The Republican campaign season, from Donald Trump’s birtherism to Rick Perry’s inability to remember which government agency he wanted to cut, has been one of the wildest in recent memory. It drove apostate conservative David Frum to lament the effect the conservative movement was having on the presidential race: in a widely discussed article, he called the parade of Tea Party candidates “a series of humiliating fizzles and explosions that never achieved liftoff.” With Republican voters fired up to beat Barack Obama but also disillusioned with politics in general, any candidate who claims to be a political outsider can get a serious look. Doug Gross, an Iowa Republican operative and former gubernatorial candidate, told Maclean’s that candidates like Cain or Trump “are products of the voters’ concerns about the failure of the current system to produce leaders who can solve problems.”
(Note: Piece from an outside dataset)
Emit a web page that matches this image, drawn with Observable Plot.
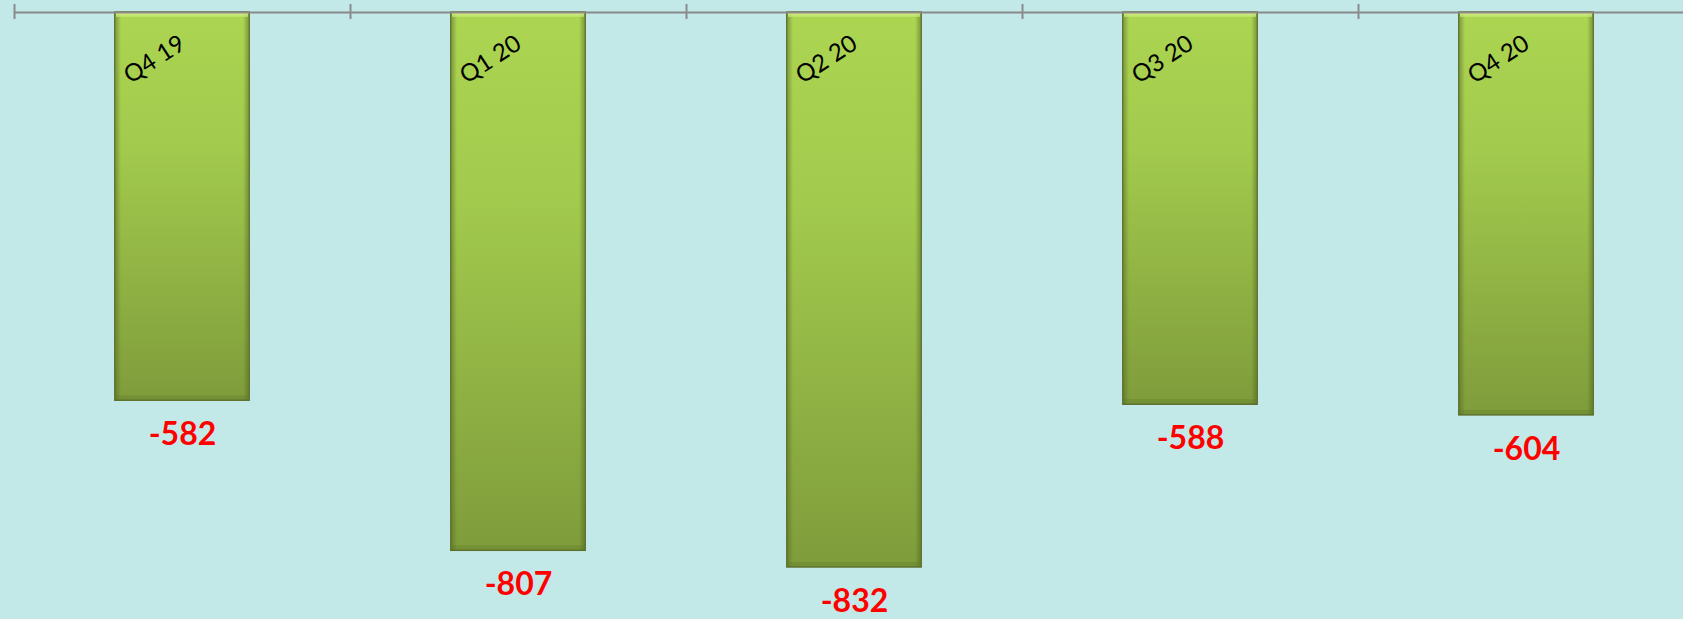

There have always been freaky candidates in every election, of course. Cain, an amusing rich guy who got a lot of publicity and then flamed out, isn’t that different from Steve Forbes in the 1996 and 2000 elections—except that Forbes actually won a couple of primaries. But usually there are a few respectable candidates that the race can focus on: in 2000, it was mostly about George W. Bush and John McCain, and we could easily dismiss most of the fringe candidates. In this cycle, it’s the respectable Republicans who are getting dismissed, while the fringe candidates rise. Gov. Tim Pawlenty of Minnesota, who had an impressive resumé and was taken seriously by the press, attracted no interest and was forced to drop out early.